# Phal Zheng Min Parakeet 'Peter'



## bigleaf (Jan 15, 2014)

I am seeing a branching spike on this cultivar. Should get more flowers when these are larger. Right now I only get 5 maybe 6 flowers per spike. 

This is the only cultivar from this grex that produced solid red.


----------



## Wendy (Jan 15, 2014)

WOW....a beautiful red. :clap:


----------



## eaborne (Jan 15, 2014)

Super!


----------



## SlipperFan (Jan 15, 2014)

Perfect shape and color!


----------



## Migrant13 (Jan 15, 2014)

That is one shapely red head!


----------



## abax (Jan 16, 2014)

Ooooooo soooo pretty and sooooo tempting at the wrong time of year. I
think that's a most saturated red than I've ever seen.


----------



## Bob in Albany N.Y. (Jan 16, 2014)

Angela, you worry too much. I get things all winter with no problem. I only have things held during the holiday season and when we had subzero temps. As a matter of fact I have something arriving today or tomorrow. Donna, said they just arrived bare root in perfect shape. I'm surprised that the US Postal got them here in just two days.
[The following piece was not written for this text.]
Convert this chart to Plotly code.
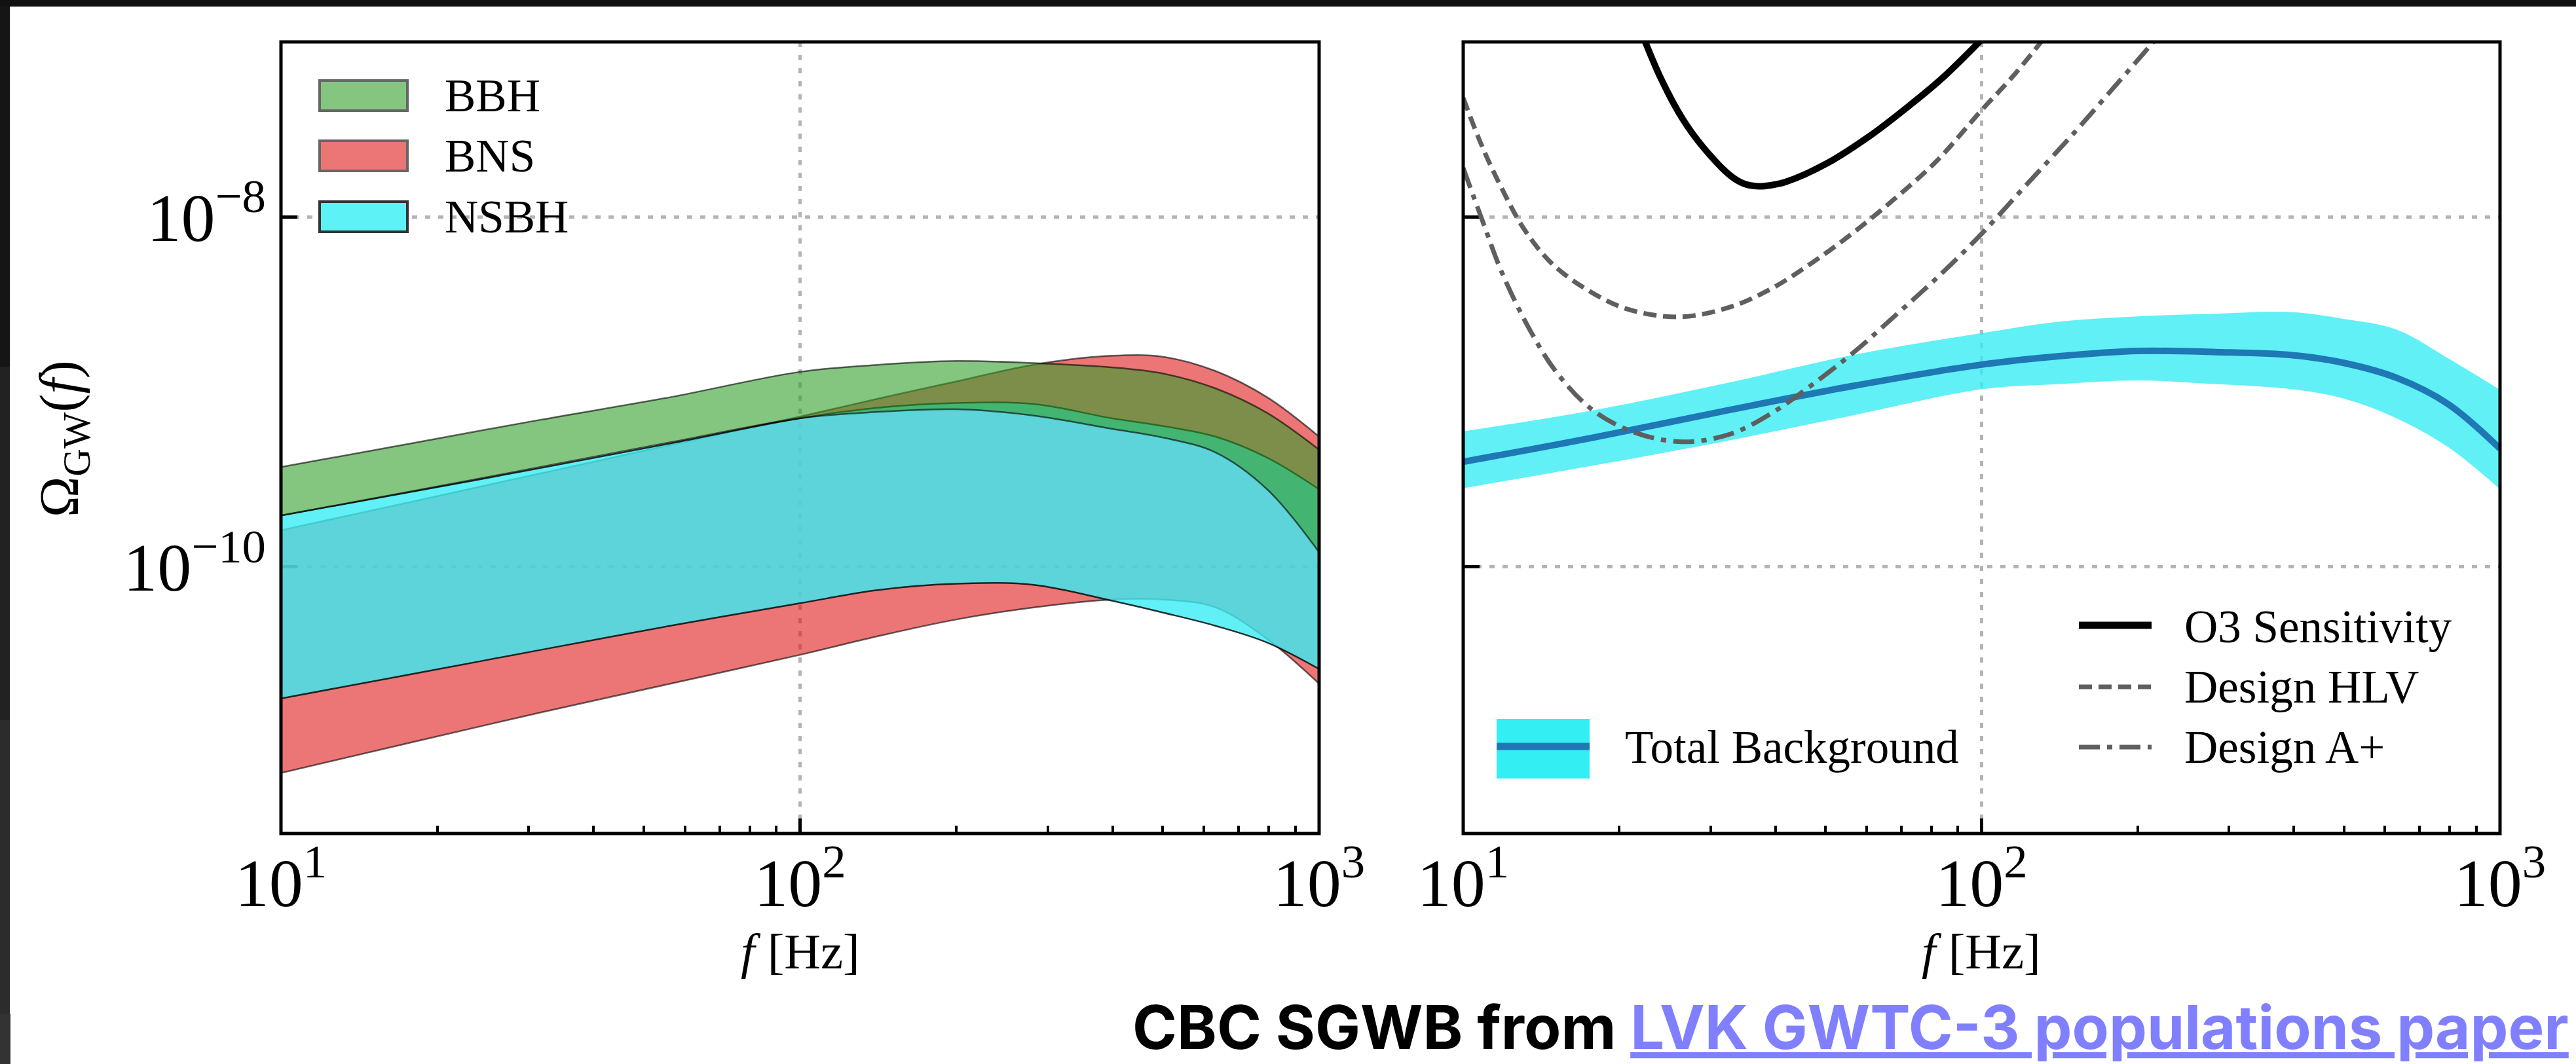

Peter that is just another beauty that you have offered.


----------



## paphreek (Jan 16, 2014)

Beautiful!


----------



## Paph_LdyMacBeth (Jan 16, 2014)

I wonder why nobody noticed the FANTASTIC colour on this one?


----------



## abax (Jan 16, 2014)

Bob, oh yes, I'm a worrier, however, my birthday is in March and I asked
for a gift certificate for Big Leaf...a BIG one. bwa ha haha!


----------



## Ozpaph (Jan 17, 2014)

that has great colour and looks to have good substance.


----------



## bigleaf (Jan 17, 2014)

Thank you Angela.


----------